Building a Security-First Culture Without Slowing Down Innovation
How to embed security into your DevOps pipeline so it becomes a guardrail, not a roadblock, without killing your team's velocity.
Remember when security was the last stop on the assembly line? Months of coding and testing, then the project lands on the security team's desk, they find a dozen critical vulnerabilities, and suddenly everyone's back at square one.
Developers started calling Security the "Department of No." Security started calling Developers "reckless speed demons." Nobody was wrong, exactly. The process was just broken.
In a world of continuous delivery and microservices, that old gatekeeper model doesn't just create friction. It creates real failures. You need to move fast to compete. You need to be secure to survive. And picking one over the other has never worked. The better approach is making security something the team barely has to think about, because it's already baked into how they work.
Move security earlier. Way earlier.
The "shift left" idea is dead simple: catch problems as close to the source as possible. If a developer spots a hardcoded API key while they're writing the code, that's a two-second fix. If that same key makes it to production? Now you've got an incident.
What this looks like in practice:
- IDE plugins that flag issues in real time. Tools like Snyk or SonarLint highlight vulnerable dependencies and insecure patterns right in the editor. No context switch, no waiting for a review.
- Threat modelling during sprint planning. Security doesn't start at the keyboard. When you're scoping a new feature, somebody needs to ask: "How could an attacker abuse this?" It takes ten minutes and saves ten days.
- Teach, don't just block. Flagging an error without explaining why it's dangerous just breeds resentment. Short, contextual training right where the issue occurs helps developers build intuition instead of just following rules they don't understand.
Automate everything you can
You cannot scale a security culture on manual reviews. It just doesn't work. Not when you're pushing code multiple times a day.
When security checks run automatically in the pipeline, they become like unit tests: predictable, fast, and part of the normal workflow. Developers get feedback on their PRs immediately. No waiting around for someone from another team to glance at their diff.
The essential pieces:
- SAST (Static Analysis). Scanning source code for vulnerabilities before it ever runs.
- SCA (Software Composition Analysis). Checking third-party libraries and open-source components for known CVEs.
- DAST (Dynamic Analysis). Testing the running application for things like SQL injection or XSS.
- Policy-as-Code. Automatically verifying that infrastructure (S3 buckets, Kubernetes clusters, whatever) is configured securely before deployment.
Here's a decent rule of thumb: if a security check can be automated, it should be. Free up your security engineers for the hard stuff. Architecture decisions, threat modelling, incident response. Not chasing basic syntax issues.
Share the responsibility
A security culture collapses the moment it gets siloed. "Security is the security team's job" is the kind of thinking that gets you breached. Security is a quality metric, same as performance, same as uptime.

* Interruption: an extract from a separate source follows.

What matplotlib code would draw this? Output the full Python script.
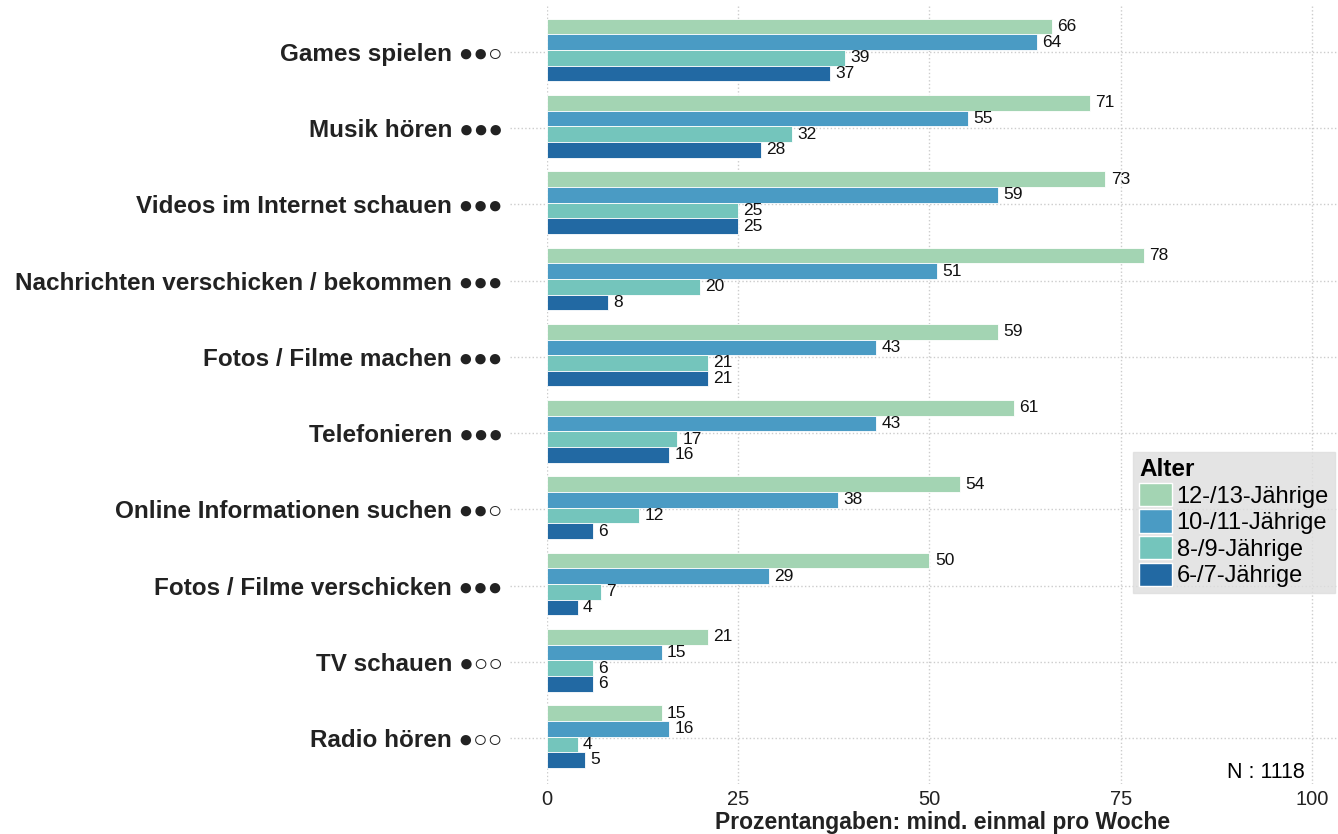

The most effective way to scale this? A Security Champions programme.
A Security Champion is a developer or engineer embedded in a product team who has a dotted line to the security organisation. They're not necessarily security experts. They're advocates. People who care enough to push best practices within their own squad.
Why it works:
- They have context. They understand the business logic of their app better than a centralised security team ever could.
- They reduce friction. They help peers fix vulnerabilities without every issue escalating to a different department.
- They set the tone. When a senior developer prioritises security, the rest of the team tends to follow.
Think of it like brakes on a race car
If you asked an F1 driver why their car has world-class brakes, they wouldn't say "to stop the car." They'd say "so I can take the corner at 200mph and know I'll make it."
That's what good security engineering looks like. Not a wall at the end of the track. The thing that lets you go faster with confidence.
Three things you can do this week
- Find your biggest bottleneck. Where's the manual handoff in your current security process that slows everything down? Automate that first.
- Tap your champions. Look for developers who already gravitate toward security topics and give them a formal role, plus the training to back it up.
- Celebrate early catches. When someone flags a major flaw during design review instead of in production, make a big deal out of it. Make "caught it early" a point of pride, not just a process step.
Building a security culture takes more than picking the right tool. It takes a mindset shift, from "us versus them" to "safe by default."